The concern should be not just that the dollar is rising, or the real is devaluing again, but the pace at which it has gathered and the level from which it begins. Brazil can ill-afford another burst of devaluation pressures on internal prices while already on such an unsound footing in its domestic economy (regardless of how economists see “global growth”).
Tightening dollar conditions, if that is indeed what we are looking at here, would begin in the farthest reaches first before working inward. That they may have already started to pace US domestic high yield and even mortgage REIT’s even to relatively small degrees suggests that illiquidity may have spread farther than first thought. In terms of the repo context, I believed that more of a systemic issue than actual participation in an individual circumstance of wider dollar disruption. The spread, even minor as it has been, to all these other markets and locales, in addition to flattening curves everywhere including eurodollars themselves, may force me to rethink that repo position.

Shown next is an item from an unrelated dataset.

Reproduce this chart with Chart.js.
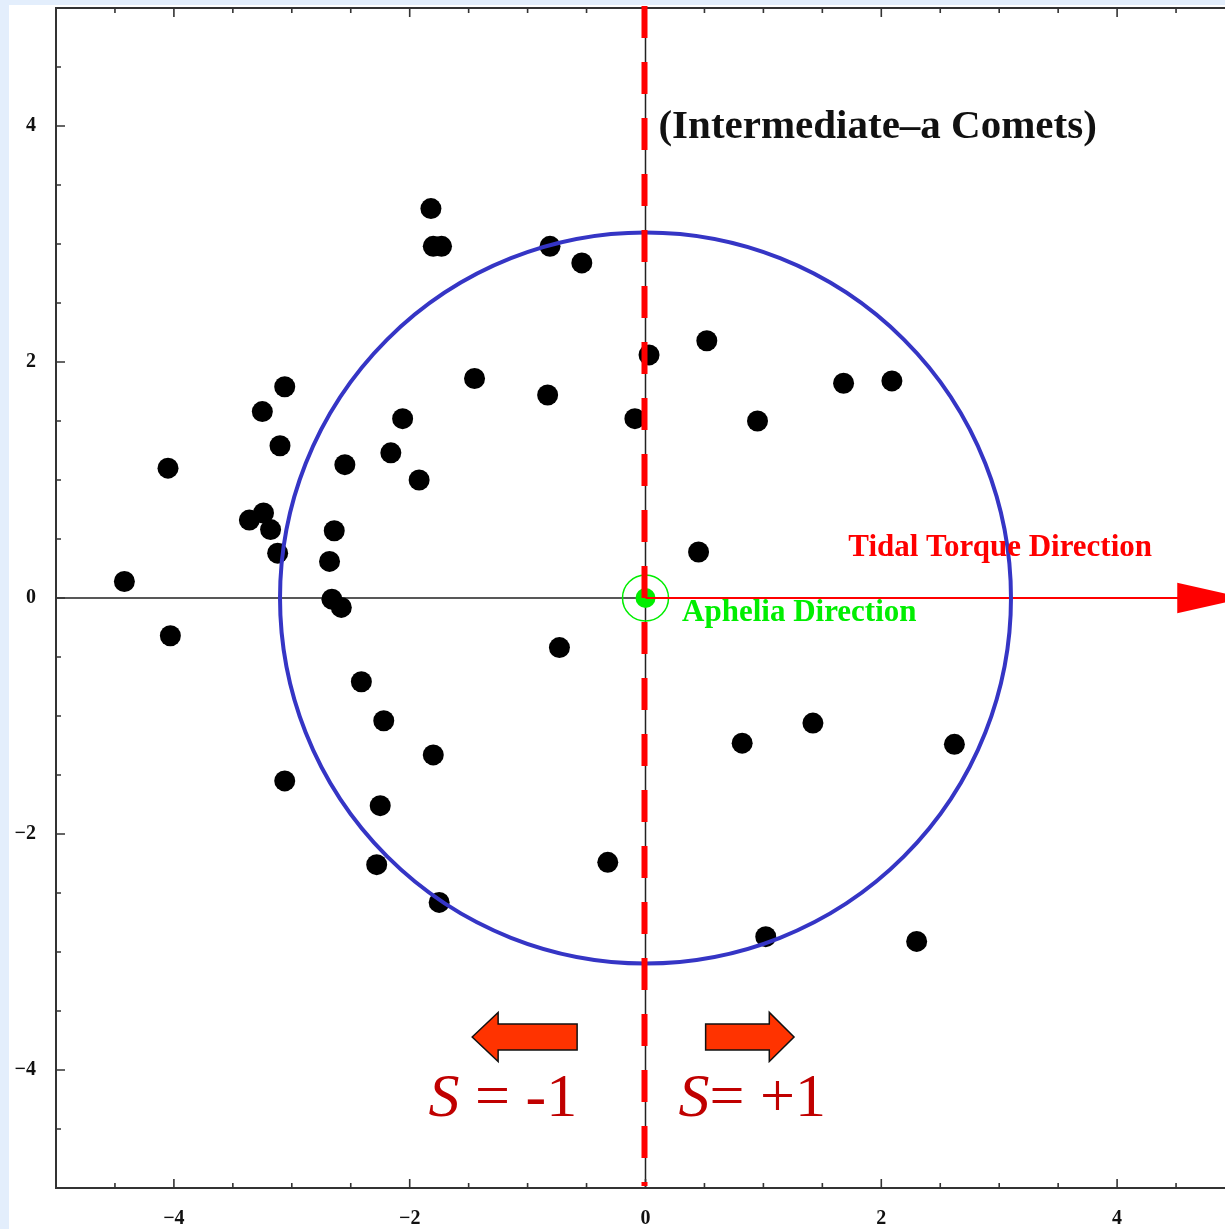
<!DOCTYPE html>
<html>
<head>
<meta charset="utf-8">
<script src="https://cdn.jsdelivr.net/npm/chart.js@4"></script>
<style>
  html, body { margin: 0; padding: 0; overflow: hidden; background: #e3eefc; }
  #chart { display: block; }
</style>
</head>
<body>
<canvas id="chart" width="1236" height="1229"></canvas>
<script>
// comet aphelia positions
const cometX = [-4.42, -4.05, -4.03, -3.36, -3.24, -3.18, -3.12, -3.25, -3.06, -3.10,
  -3.06, -2.68, -2.64, -2.66, -2.58, -2.55, -2.41, -2.22, -2.25, -2.28,
  -2.16, -2.06, -1.92, -1.82, -1.80, -1.73, -1.80, -1.75, -1.45, -0.83,
  -0.81, -0.73, -0.54, -0.32, -0.09, 0.03, 0.45, 0.52, 0.82, 0.95,
  1.02, 1.42, 1.68, 2.09, 2.30, 2.62];
const cometY = [0.14, 1.10, -0.32, 0.66, 0.72, 0.58, 0.38, 1.58, 1.79, 1.29,
  -1.55, 0.31, 0.57, -0.01, -0.08, 1.13, -0.71, -1.04, -1.76, -2.26,
  1.23, 1.52, 1.00, 3.30, 2.98, 2.98, -1.33, -2.58, 1.86, 1.72,
  2.98, -0.42, 2.84, -2.24, 1.52, 2.06, 0.39, 2.18, -1.23, 1.50,
  -2.87, -1.06, 1.82, 1.84, -2.91, -1.24];

const tickValues = [-4, -2, 0, 2, 4];
const axisMin = -5;
const axisMax = 5;
const circleRadius = 3.1;

const points = cometX.map((x, i) => ({ x: x, y: cometY[i] }));

const serif = '"Liberation Serif", "Times New Roman", serif';

const overlay = {
  id: "overlay",
  beforeDraw(chart) {
    const ctx = chart.ctx;
    ctx.save();
    ctx.fillStyle = "#e3eefc";
    ctx.fillRect(0, 0, chart.width, chart.height);
    ctx.fillStyle = "#ffffff";
    ctx.fillRect(9, 5, chart.width, chart.height);
    ctx.restore();
  },
  beforeDatasetsDraw(chart) {
    const ctx = chart.ctx;
    const a = chart.chartArea;
    const X = (v) => chart.scales.x.getPixelForValue(v);
    const Y = (v) => chart.scales.y.getPixelForValue(v);
    ctx.save();
    // axes through origin
    ctx.strokeStyle = "#222";
    ctx.lineWidth = 1.5;
    ctx.beginPath();
    ctx.moveTo(a.left, Y(0));
    ctx.lineTo(X(0), Y(0));
    ctx.moveTo(X(0), a.top);
    ctx.lineTo(X(0), a.bottom);
    ctx.stroke();
    // frame
    ctx.strokeStyle = "#333";
    ctx.lineWidth = 2;
    ctx.strokeRect(a.left, a.top, a.right - a.left, a.bottom - a.top);
    // inward ticks
    ctx.lineWidth = 1.6;
    ctx.beginPath();
    for (let v = axisMin + 0.5; v < axisMax; v += 0.5) {
      const len = tickValues.includes(v) ? 9 : 5;
      ctx.moveTo(X(v), a.bottom);
      ctx.lineTo(X(v), a.bottom - len);
      ctx.moveTo(X(v), a.top);
      ctx.lineTo(X(v), a.top + len);
      ctx.moveTo(a.left, Y(v));
      ctx.lineTo(a.left + len, Y(v));
    }
    ctx.stroke();
    ctx.restore();
  },
  afterDatasetsDraw(chart) {
    const ctx = chart.ctx;
    const a = chart.chartArea;
    const X = (v) => chart.scales.x.getPixelForValue(v);
    const Y = (v) => chart.scales.y.getPixelForValue(v);
    ctx.save();

    // tidal torque line + arrow head
    ctx.strokeStyle = "#ff0000";
    ctx.lineWidth = 2;
    ctx.beginPath();
    ctx.moveTo(X(0), Y(0));
    ctx.lineTo(X(4.52), Y(0));
    ctx.stroke();
    ctx.fillStyle = "#ff0000";
    ctx.beginPath();
    ctx.moveTo(X(4.51), Y(0.13));
    ctx.lineTo(X(5.08), Y(0));
    ctx.lineTo(X(4.51), Y(-0.13));
    ctx.closePath();
    ctx.fill();

    // blue circle
    ctx.strokeStyle = "#3535c5";
    ctx.lineWidth = 4;
    ctx.beginPath();
    ctx.arc(X(0), Y(0), X(circleRadius) - X(0), 0, Math.PI * 2);
    ctx.stroke();

    // red dashed vertical line
    ctx.strokeStyle = "#ff0000";
    ctx.lineWidth = 6;
    ctx.setLineDash([32, 24]);
    ctx.beginPath();
    ctx.moveTo(X(0) - 1, a.top - 2);
    ctx.lineTo(X(0) - 1, a.bottom - 2);
    ctx.stroke();
    ctx.setLineDash([]);

    // texts
    ctx.textBaseline = "alphabetic";
    ctx.textAlign = "left";
    ctx.fillStyle = "#111";
    ctx.font = "bold 41px " + serif;
    ctx.fillText("(Intermediate\u2013a Comets)", X(0.11), Y(4) + 12);

    ctx.fillStyle = "#ff0000";
    ctx.font = "bold 31px " + serif;
    ctx.fillText("Tidal Torque Direction", X(1.72), Y(0) - 42);

    ctx.fillStyle = "#00ee00";
    ctx.fillText("Aphelia Direction", X(0.31), Y(0) + 23);

    // orange direction arrows
    const arrowY = -3.72;
    const head = 0.208, shaft = 0.11;
    ctx.fillStyle = "#ff3300";
    ctx.strokeStyle = "#111";
    ctx.lineWidth = 1.5;
    ctx.beginPath();
    ctx.moveTo(X(-1.47), Y(arrowY));
    ctx.lineTo(X(-1.25), Y(arrowY + head));
    ctx.lineTo(X(-1.25), Y(arrowY + shaft));
    ctx.lineTo(X(-0.58), Y(arrowY + shaft));
    ctx.lineTo(X(-0.58), Y(arrowY - shaft));
    ctx.lineTo(X(-1.25), Y(arrowY - shaft));
    ctx.lineTo(X(-1.25), Y(arrowY - head));
    ctx.closePath();
    ctx.fill();
    ctx.stroke();
    ctx.beginPath();
    ctx.moveTo(X(1.26), Y(arrowY));
    ctx.lineTo(X(1.05), Y(arrowY + head));
    ctx.lineTo(X(1.05), Y(arrowY + shaft));
    ctx.lineTo(X(0.51), Y(arrowY + shaft));
    ctx.lineTo(X(0.51), Y(arrowY - shaft));
    ctx.lineTo(X(1.05), Y(arrowY - shaft));
    ctx.lineTo(X(1.05), Y(arrowY - head));
    ctx.closePath();
    ctx.fill();
    ctx.stroke();

    // S labels
    ctx.fillStyle = "#c00000";
    const base = Y(-4.39);
    let x = X(-1.84);
    ctx.font = "italic 62px " + serif;
    ctx.fillText("S", x, base);
    x += ctx.measureText("S").width;
    ctx.font = "62px " + serif;
    ctx.fillText(" = -1", x, base);

    x = X(0.28);
    ctx.font = "italic 62px " + serif;
    ctx.fillText("S", x, base);
    x += ctx.measureText("S").width;
    ctx.font = "62px " + serif;
    ctx.fillText("= +1", x, base);

    ctx.restore();
  },
};

const tickFormat = (v) => (v < 0 ? "\u2212" + Math.abs(v) : String(v));

// keep the plot area fixed: no extra room for edge labels
const noPadding = (scale) => {
  scale.paddingLeft = 0;
  scale.paddingRight = 0;
  scale.paddingTop = 0;
  scale.paddingBottom = 0;
};

new Chart(document.getElementById("chart"), {
  type: "scatter",
  data: {
    datasets: [
      {
        label: "Comets",
        data: points,
        backgroundColor: "#000000",
        borderWidth: 0,
        pointRadius: 10.5,
      },
      {
        label: "Aphelia ring",
        data: [{ x: 0, y: 0 }],
        backgroundColor: "rgba(0,0,0,0)",
        borderColor: "#00ee00",
        borderWidth: 1.5,
        pointRadius: 23,
      },
      {
        label: "Aphelia",
        data: [{ x: 0, y: 0 }],
        backgroundColor: "#00ee00",
        borderWidth: 0,
        pointRadius: 10,
      },
    ],
  },
  options: {
    responsive: false,
    animation: false,
    layout: { autoPadding: false, padding: { top: 8, right: 1, left: 0, bottom: 0 } },
    plugins: {
      legend: { display: false },
      tooltip: { enabled: false },
    },
    scales: {
      x: {
        type: "linear",
        min: axisMin,
        max: axisMax,
        afterFit: (scale) => { scale.height = 41; noPadding(scale); },
        afterBuildTicks: (scale) => { scale.ticks = tickValues.map((v) => ({ value: v })); },
        grid: { display: false, drawTicks: false },
        border: { display: false },
        ticks: {
          padding: 19,
          color: "#111",
          font: { family: serif, size: 20, weight: "bold" },
          callback: tickFormat,
          maxRotation: 0,
        },
      },
      y: {
        type: "linear",
        min: axisMin,
        max: axisMax,
        afterFit: (scale) => { scale.width = 56; noPadding(scale); },
        afterBuildTicks: (scale) => { scale.ticks = tickValues.map((v) => ({ value: v })); },
        grid: { display: false, drawTicks: false },
        border: { display: false },
        ticks: {
          padding: 20,
          color: "#111",
          font: { family: serif, size: 20, weight: "bold" },
          callback: tickFormat,
        },
      },
    },
  },
  plugins: [overlay],
});
</script>
</body>
</html>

Instead of repo indicating a systemic weakness of its own accord, it may turn out related to whatever we see here in terms of broad dollar function. As always, this has to relate to the global dollar short, which is what the eurodollar standard and the current “reserve” currency is really all about. The renewed squeeze may be on, if ever so slight at the moment in its downstream impacts.
Even our old friend the Indian rupee has gained a slightly downward trend. That has to be an unwelcome event for the Reserve Bank of India given the rather drastic measures it took last year and earlier this year to try to get the rupee back up toward pre-tightening levels. Again, slight in its appearance but in tandem with all the others.

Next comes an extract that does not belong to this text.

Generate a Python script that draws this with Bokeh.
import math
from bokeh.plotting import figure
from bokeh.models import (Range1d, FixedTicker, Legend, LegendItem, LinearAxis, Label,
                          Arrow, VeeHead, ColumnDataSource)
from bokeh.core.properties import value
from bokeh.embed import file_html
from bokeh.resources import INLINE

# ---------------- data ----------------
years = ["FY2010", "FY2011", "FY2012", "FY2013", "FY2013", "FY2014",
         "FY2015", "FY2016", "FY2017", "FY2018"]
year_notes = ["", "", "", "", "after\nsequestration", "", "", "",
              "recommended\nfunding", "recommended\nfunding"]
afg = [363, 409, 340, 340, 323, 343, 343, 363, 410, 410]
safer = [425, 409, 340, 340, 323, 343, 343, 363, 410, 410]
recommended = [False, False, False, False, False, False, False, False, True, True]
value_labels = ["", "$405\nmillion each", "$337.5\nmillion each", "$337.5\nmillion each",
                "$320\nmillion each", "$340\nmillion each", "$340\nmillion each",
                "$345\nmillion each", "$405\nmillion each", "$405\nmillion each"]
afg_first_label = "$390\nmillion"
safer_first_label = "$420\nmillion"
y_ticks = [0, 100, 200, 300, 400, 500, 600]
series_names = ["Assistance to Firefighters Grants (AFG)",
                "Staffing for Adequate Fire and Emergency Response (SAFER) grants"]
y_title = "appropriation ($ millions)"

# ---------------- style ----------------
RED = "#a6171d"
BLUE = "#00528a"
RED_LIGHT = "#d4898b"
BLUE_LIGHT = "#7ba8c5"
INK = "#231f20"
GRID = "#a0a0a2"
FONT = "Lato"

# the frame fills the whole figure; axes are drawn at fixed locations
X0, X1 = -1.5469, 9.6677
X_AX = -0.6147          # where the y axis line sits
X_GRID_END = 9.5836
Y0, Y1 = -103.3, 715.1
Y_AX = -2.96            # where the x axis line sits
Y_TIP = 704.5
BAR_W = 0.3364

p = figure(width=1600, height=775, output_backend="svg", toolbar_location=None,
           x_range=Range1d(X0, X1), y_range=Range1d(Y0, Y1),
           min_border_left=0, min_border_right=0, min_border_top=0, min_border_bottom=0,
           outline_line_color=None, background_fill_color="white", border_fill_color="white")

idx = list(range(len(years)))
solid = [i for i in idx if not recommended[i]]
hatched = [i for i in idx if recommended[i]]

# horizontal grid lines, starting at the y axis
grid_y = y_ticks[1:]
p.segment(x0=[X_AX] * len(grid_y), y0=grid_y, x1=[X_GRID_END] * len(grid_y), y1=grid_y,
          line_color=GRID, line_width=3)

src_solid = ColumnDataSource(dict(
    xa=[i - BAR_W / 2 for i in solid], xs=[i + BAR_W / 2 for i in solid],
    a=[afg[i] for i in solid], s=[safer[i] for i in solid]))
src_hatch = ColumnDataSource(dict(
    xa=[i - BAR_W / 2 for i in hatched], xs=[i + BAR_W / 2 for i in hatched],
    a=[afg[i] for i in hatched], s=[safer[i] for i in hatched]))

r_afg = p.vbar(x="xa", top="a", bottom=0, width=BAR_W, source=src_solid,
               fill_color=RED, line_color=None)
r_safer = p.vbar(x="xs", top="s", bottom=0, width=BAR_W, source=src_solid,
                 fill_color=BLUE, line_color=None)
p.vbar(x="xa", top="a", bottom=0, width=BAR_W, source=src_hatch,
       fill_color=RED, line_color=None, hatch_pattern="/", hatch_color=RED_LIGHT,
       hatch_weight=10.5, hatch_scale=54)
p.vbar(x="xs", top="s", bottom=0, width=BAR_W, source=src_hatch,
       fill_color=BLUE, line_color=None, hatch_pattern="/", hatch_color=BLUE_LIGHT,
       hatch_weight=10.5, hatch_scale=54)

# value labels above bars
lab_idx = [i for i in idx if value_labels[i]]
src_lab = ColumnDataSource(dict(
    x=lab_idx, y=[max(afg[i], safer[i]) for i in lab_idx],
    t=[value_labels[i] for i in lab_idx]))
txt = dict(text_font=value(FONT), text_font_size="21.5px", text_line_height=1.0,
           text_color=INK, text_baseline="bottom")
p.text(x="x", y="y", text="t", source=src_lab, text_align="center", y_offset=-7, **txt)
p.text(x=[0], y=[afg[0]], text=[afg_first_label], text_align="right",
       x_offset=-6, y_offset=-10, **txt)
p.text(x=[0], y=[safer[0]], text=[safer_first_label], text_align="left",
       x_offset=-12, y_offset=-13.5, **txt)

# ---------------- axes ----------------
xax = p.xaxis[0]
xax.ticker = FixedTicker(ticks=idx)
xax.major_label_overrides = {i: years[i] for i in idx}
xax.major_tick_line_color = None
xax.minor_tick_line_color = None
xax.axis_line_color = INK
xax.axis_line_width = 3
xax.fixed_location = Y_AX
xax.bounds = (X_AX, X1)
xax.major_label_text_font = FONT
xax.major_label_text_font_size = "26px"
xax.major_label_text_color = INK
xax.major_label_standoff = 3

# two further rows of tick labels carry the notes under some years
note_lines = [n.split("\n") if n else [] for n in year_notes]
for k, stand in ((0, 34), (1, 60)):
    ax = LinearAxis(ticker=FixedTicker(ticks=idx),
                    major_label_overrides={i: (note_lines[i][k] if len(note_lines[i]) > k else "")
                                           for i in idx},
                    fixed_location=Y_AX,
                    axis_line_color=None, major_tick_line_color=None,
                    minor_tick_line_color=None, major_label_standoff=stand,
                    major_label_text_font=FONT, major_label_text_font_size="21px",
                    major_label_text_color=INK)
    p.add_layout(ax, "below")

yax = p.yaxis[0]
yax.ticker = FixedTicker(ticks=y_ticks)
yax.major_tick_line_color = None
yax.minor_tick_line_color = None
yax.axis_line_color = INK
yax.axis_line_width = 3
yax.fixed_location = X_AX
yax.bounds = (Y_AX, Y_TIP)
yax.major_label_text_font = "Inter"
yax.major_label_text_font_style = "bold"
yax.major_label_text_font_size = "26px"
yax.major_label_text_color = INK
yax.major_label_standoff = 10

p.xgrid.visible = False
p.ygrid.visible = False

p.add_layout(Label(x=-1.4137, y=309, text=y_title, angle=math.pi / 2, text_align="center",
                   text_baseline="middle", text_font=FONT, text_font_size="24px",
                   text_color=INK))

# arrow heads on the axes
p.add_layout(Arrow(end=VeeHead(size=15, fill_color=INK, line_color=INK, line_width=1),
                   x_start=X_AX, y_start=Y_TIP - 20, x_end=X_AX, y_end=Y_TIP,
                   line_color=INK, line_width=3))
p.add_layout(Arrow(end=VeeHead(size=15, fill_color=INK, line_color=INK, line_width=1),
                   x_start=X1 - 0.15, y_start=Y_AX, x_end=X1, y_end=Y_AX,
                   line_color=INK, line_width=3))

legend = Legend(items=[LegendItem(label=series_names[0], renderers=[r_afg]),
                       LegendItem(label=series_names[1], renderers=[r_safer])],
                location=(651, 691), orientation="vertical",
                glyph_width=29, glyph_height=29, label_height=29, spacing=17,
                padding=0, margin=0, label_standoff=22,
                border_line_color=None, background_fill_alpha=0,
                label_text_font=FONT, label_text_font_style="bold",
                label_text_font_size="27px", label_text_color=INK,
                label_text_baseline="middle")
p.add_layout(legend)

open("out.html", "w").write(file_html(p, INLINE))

The accumulation of “evidence” in the various places is only suggestive at this point of liquidity under some possible duress. Some of that is likely uncertainty about the Fed’s position in short-term “markets” and some of it is certainly related to more than a little disappointment in the efficacy of these central banks to provide what they promised. Uncertainty of any changing degree is bound to be disruptive, so we will have to see how far this goes in the weeks and months ahead.